Spent some time on Saturday splitting and stacking some fire wood. This is about 2/3 of what I go through during the winter...

Anybody else in the "gosh everything is stiff this morning" club????


----------



## PierreR (Oct 26, 2015)

We are 20F this morning. I live in oil country. so all heating is natural gas. When I was young, we burned wood exclusively. Averaged 14 to 20 chords a winter. I miss the smell, not the work!


----------



## cmason1957 (Oct 26, 2015)

I certainly am. Took grandkids to the St. Louis Zoo yesterday. Pushed stroller up and down those hills for four hours, didn't see half of it. Then took grandkids for ice cream. Grandson loved it.


----------



## cmason1957 (Oct 26, 2015)

Forgot to add this picture.


----------



## Steve_M (Oct 26, 2015)

Stacked my wood a few weeks ago and yes tough to move after that.
Steve


----------



## montanaWineGuy (Oct 29, 2015)

I have 6 to 7 cords all split and stacked ready for winter. I'm serious about fire wood. I've 2 other stacks of rounds about 6 cords each. My cut wood stays out in the open 2 years before I consider it ready to burn. Stove pipe problems can make for a miserable winter or worse an out of control cabin destroying fire.


----------



## vacuumpumpman (Oct 29, 2015)

montanaWineGuy said:


> I have 6 to 7 cords all split and stacked ready for winter. I'm serious about fire wood. I've 2 other stacks of rounds about 6 cords each. My cut wood stays out in the open 2 years before I consider it ready to burn. Stove pipe problems can make for a miserable winter or worse an out of control cabin destroying fire.

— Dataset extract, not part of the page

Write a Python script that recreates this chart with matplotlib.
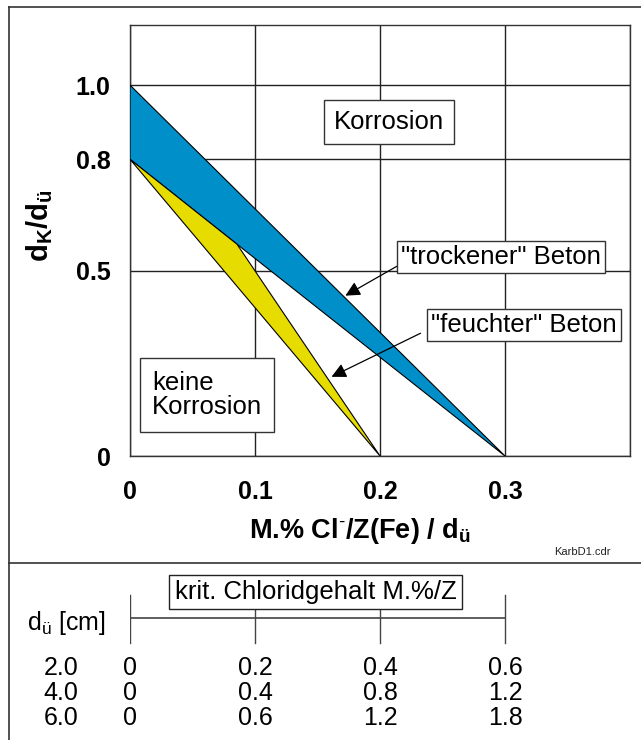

What type of stove are you using ?

I actually made a fireplace insert that will heat up the entire house using a 500 cfm blower - I got the designs from here because at the time they were not taking any orders because they were 2 years back logged - 

http://mb-soft.com/juca/indexf.html


----------



## tmmii (Oct 29, 2015)

The time and effort doesn't seem any cheaper than natural gas going through a furnace. Am I missing something?


----------



## vacuumpumpman (Oct 29, 2015)

tmmii said:


> The time and effort doesn't seem any cheaper than natural gas going through a furnace. Am I missing something?



It is alot cheaper = yes more work than turning the thermostat on 

I am also into survival groups - how to live off the grid if needed to. I hope never need those skills that I acquired as a Boy scout leader and other groups.


----------



## JohnT (Oct 30, 2015)

tmmii said:


> The time and effort doesn't seem any cheaper than natural gas going through a furnace. Am I missing something?


 
Let me ask.. 

Does a natural gas furnace invoke images of champagne, a bear skin rug, or a scantily clad wife??????? 

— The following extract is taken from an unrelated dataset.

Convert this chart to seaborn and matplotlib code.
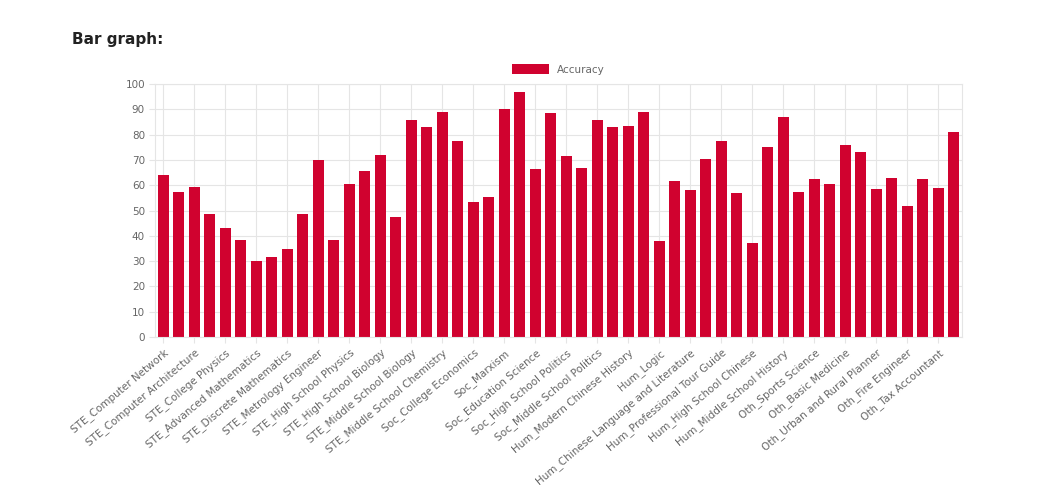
import matplotlib
matplotlib.use("Agg")
import matplotlib.pyplot as plt
import seaborn as sns
import pandas as pd

subjects = ["STE_Computer Network","STE_Operating System","STE_Computer Architecture","STE_College Programming",
"STE_College Physics","STE_College Chemistry","STE_Advanced Mathematics","STE_Probability and Statistics",
"STE_Discrete Mathematics","STE_Electrical Engineer","STE_Metrology Engineer","STE_High School Mathematics",
"STE_High School Physics","STE_High School Chemistry","STE_High School Biology","STE_Middle School Mathematics",
"STE_Middle School Biology","STE_Middle School Physics","STE_Middle School Chemistry","STE_Veterinary Medicine",
"Soc_College Economics","Soc_Business Administration","Soc_Marxism","Soc_Mao Zedong Thought",
"Soc_Education Science","Soc_Teacher Qualification","Soc_High School Politics","Soc_High School Geography",
"Soc_Middle School Politics","Soc_Middle School Geography","Hum_Modern Chinese History","Hum_Ideological and Moral Cultivation",
"Hum_Logic","Hum_Law","Hum_Chinese Language and Literature","Hum_Art Studies",
"Hum_Professional Tour Guide","Hum_Legal Professional","Hum_High School Chinese","Hum_High School History",
"Hum_Middle School History","Oth_Civil Servant","Oth_Sports Science","Oth_Plant Protection",
"Oth_Basic Medicine","Oth_Clinical Medicine","Oth_Urban and Rural Planner","Oth_Accountant",
"Oth_Fire Engineer","Oth_Environmental Impact Assessment Engineer","Oth_Tax Accountant","Oth_Physician"]
accuracy = [64,57.5,59.5,48.5,43,38.5,30,31.5,35,48.5,70,38.5,60.5,65.5,72,47.5,86,83,89,77.5,
53.5,55.5,90,97,66.5,88.5,71.5,67,86,83,83.5,89,38,61.5,58,70.5,77.5,57,37,75,87,57.5,62.5,60.5,
76,73,58.5,63,52,62.5,59,81]

df = pd.DataFrame({"subject": subjects, "Accuracy": accuracy})
color = "#d0022f"
fig = plt.figure(figsize=(10.43, 4.92), dpi=100)
ax = fig.add_axes([0.149, 0.315, 0.773, 0.514])
sns.barplot(data=df, x="subject", y="Accuracy", color=color, width=0.7, ax=ax, label="Accuracy", saturation=1)
ax.set_ylim(0, 100)
ax.set_yticks(range(0, 101, 10))
ax.set_xlim(-0.5, len(subjects) - 0.5)
ax.set_xticks(range(0, len(subjects), 2))
ax.set_xticklabels(subjects[::2], rotation=40, ha="right", rotation_mode="anchor", fontsize=7.5, color="#666666")
ax.tick_params(axis="y", labelsize=7.5, labelcolor="#666666", length=4, color="#e5e5e5")
ax.tick_params(axis="x", length=4, color="#e5e5e5")
ax.grid(True, color="#e5e5e5", linewidth=0.8)
ax.set_axisbelow(True)
for s in ax.spines.values():
    s.set_color("#e5e5e5")
ax.set_xlabel("")
ax.set_ylabel("")
ax.legend(loc="lower center", bbox_to_anchor=(0.5, 1.0), frameon=False, fontsize=7.5,
          handlelength=3.5, handleheight=1.1, labelcolor="#666666")
fig.text(0.069, 0.91, "Bar graph:", fontsize=11, fontweight="bold", color="#222222")
fig.savefig("out.png", dpi=100)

So much for the furnace......


----------



## Steve_M (Oct 30, 2015)

Hmm seems that could be dangerous?

Steve


----------



## montanaWineGuy (Oct 30, 2015)

tmmii said:


> The time and effort doesn't seem any cheaper than natural gas going through a furnace. Am I missing something?

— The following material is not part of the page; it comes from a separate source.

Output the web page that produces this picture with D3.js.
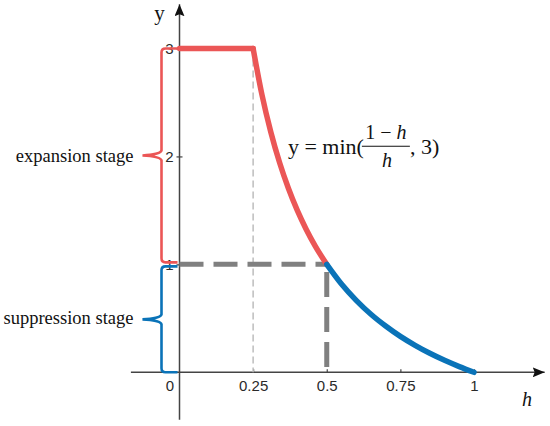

Wood is free around here, w/ $20 permit. I try and cut only fir and tamarack, such that it drops on the road. And I only cut 20" or larger so I can roll the rounds. When it's been out in the summer sun for 2 years, it is easy to split with an axe. Yeah, it's still a lot of work, but it's a gym membership for free.


----------



## montanaWineGuy (Oct 30, 2015)

vacuumpumpman said:


> What type of stove are you using ?



It's a Hearthstone. Very efficient. Rarely is any visible smoke leaving the stove pipe. A clean and complete burn, such that I rarely have to push a brush thru the stove pipe.


----------



## tmmii (Oct 30, 2015)

JohnT said:


> Let me ask..
> 
> Does a natural gas furnace invoke images of champagne, a bear skin rug, or a scantily clad wife???????
> 
> So much for the furnace......




Wife? 

The random tinder girls haven't brought up the furnace issue yet. [emoji23]


----------



## bkisel (Oct 31, 2015)

My home in CT had a classic brick fireplace in which I first burned wood for ambiance. Several years after living in the house I added a wood burning stove onto the hearth, used the flu for exhaust, and burnt wood to supplement heat from my oil fired furnace. In year 2K wife decided the wood burning stove was ugly and went to propane gas logs in the fireplace for backup heat and ambiance on a wintry Friday or Saturday night.

Our new home in PA has one of those zero clearance built in blower type fireplace that is good for burning wood or setting up with a gas log set. Just several weeks ago, for the first time in my life, I bought a face cord of firewood. We lit our first fire last Friday or Saturday night. Enjoyed the flickering flames and occasional crackle noise coming from the fireplace. Liked the efficiency of this fireplace what with its shrouded fire box providing extra heat (even more with the blower turned on), feeding with outside combustion air and having a glass door front. A gas log fireplace kit might be in our future but for now the new fireplace is being broken in/cured with firewood.

PS. Ready for next fire. Maybe tonight or tomorrow night?


----------